┌──

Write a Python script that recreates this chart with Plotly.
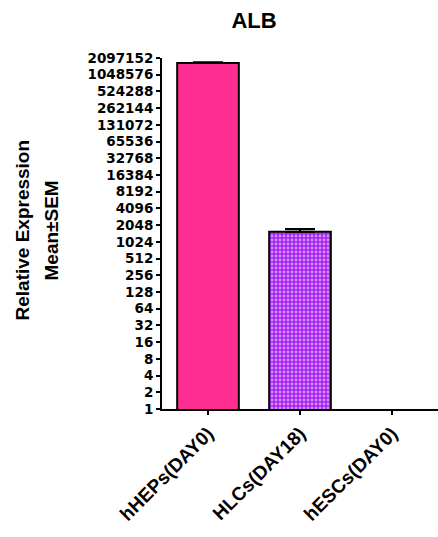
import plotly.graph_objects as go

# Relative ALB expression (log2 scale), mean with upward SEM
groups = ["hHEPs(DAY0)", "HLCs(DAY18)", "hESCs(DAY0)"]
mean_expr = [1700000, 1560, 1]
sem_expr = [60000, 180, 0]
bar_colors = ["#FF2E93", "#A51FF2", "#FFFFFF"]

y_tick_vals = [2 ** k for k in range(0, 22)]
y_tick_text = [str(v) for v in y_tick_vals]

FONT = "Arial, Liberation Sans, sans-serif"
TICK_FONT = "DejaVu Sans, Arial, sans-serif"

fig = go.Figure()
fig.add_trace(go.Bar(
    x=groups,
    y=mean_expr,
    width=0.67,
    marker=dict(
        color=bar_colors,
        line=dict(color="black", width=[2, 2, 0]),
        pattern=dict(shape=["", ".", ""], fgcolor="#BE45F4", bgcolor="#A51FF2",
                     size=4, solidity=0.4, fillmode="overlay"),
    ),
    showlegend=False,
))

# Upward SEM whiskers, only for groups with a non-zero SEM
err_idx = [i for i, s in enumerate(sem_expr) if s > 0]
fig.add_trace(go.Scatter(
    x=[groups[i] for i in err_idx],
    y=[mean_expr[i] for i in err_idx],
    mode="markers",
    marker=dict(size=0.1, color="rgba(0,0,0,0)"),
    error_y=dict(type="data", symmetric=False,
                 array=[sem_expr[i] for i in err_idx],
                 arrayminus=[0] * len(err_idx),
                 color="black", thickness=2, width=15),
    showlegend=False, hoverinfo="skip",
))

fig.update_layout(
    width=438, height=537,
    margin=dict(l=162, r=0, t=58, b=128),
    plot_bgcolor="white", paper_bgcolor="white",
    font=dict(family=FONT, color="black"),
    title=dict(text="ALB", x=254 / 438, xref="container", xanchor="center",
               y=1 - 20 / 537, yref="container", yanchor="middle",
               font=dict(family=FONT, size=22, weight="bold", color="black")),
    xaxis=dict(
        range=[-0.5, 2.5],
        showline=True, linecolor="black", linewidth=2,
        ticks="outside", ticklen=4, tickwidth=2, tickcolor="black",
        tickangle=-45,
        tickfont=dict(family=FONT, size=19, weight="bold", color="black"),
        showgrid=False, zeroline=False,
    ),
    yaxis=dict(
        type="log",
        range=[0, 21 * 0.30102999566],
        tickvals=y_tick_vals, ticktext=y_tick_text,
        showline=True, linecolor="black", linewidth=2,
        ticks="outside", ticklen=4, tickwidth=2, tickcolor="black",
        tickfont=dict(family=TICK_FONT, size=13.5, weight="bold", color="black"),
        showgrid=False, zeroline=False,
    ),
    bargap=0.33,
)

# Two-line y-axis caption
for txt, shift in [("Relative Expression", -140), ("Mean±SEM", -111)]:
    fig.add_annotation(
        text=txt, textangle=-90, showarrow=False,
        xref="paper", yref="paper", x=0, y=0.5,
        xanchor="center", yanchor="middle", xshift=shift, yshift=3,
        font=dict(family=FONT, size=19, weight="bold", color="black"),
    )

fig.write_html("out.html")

└──

= Task directions =
Reproduce the data above in full, exactly as it is, with the pictures left out.

= Full answer =
Write a Python script that recreates this chart with Plotly.
import plotly.graph_objects as go

# Relative ALB expression (log2 scale), mean with upward SEM
groups = ["hHEPs(DAY0)", "HLCs(DAY18)", "hESCs(DAY0)"]
mean_expr = [1700000, 1560, 1]
sem_expr = [60000, 180, 0]
bar_colors = ["#FF2E93", "#A51FF2", "#FFFFFF"]

y_tick_vals = [2 ** k for k in range(0, 22)]
y_tick_text = [str(v) for v in y_tick_vals]

FONT = "Arial, Liberation Sans, sans-serif"
TICK_FONT = "DejaVu Sans, Arial, sans-serif"

fig = go.Figure()
fig.add_trace(go.Bar(
    x=groups,
    y=mean_expr,
    width=0.67,
    marker=dict(
        color=bar_colors,
        line=dict(color="black", width=[2, 2, 0]),
        pattern=dict(shape=["", ".", ""], fgcolor="#BE45F4", bgcolor="#A51FF2",
                     size=4, solidity=0.4, fillmode="overlay"),
    ),
    showlegend=False,
))

# Upward SEM whiskers, only for groups with a non-zero SEM
err_idx = [i for i, s in enumerate(sem_expr) if s > 0]
fig.add_trace(go.Scatter(
    x=[groups[i] for i in err_idx],
    y=[mean_expr[i] for i in err_idx],
    mode="markers",
    marker=dict(size=0.1, color="rgba(0,0,0,0)"),
    error_y=dict(type="data", symmetric=False,
                 array=[sem_expr[i] for i in err_idx],
                 arrayminus=[0] * len(err_idx),
                 color="black", thickness=2, width=15),
    showlegend=False, hoverinfo="skip",
))

fig.update_layout(
    width=438, height=537,
    margin=dict(l=162, r=0, t=58, b=128),
    plot_bgcolor="white", paper_bgcolor="white",
    font=dict(family=FONT, color="black"),
    title=dict(text="ALB", x=254 / 438, xref="container", xanchor="center",
               y=1 - 20 / 537, yref="container", yanchor="middle",
               font=dict(family=FONT, size=22, weight="bold", color="black")),
    xaxis=dict(
        range=[-0.5, 2.5],
        showline=True, linecolor="black", linewidth=2,
        ticks="outside", ticklen=4, tickwidth=2, tickcolor="black",
        tickangle=-45,
        tickfont=dict(family=FONT, size=19, weight="bold", color="black"),
        showgrid=False, zeroline=False,
    ),
    yaxis=dict(
        type="log",
        range=[0, 21 * 0.30102999566],
        tickvals=y_tick_vals, ticktext=y_tick_text,
        showline=True, linecolor="black", linewidth=2,
        ticks="outside", ticklen=4, tickwidth=2, tickcolor="black",
        tickfont=dict(family=TICK_FONT, size=13.5, weight="bold", color="black"),
        showgrid=False, zeroline=False,
    ),
    bargap=0.33,
)

# Two-line y-axis caption
for txt, shift in [("Relative Expression", -140), ("Mean±SEM", -111)]:
    fig.add_annotation(
        text=txt, textangle=-90, showarrow=False,
        xref="paper", yref="paper", x=0, y=0.5,
        xanchor="center", yanchor="middle", xshift=shift, yshift=3,
        font=dict(family=FONT, size=19, weight="bold", color="black"),
    )

fig.write_html("out.html")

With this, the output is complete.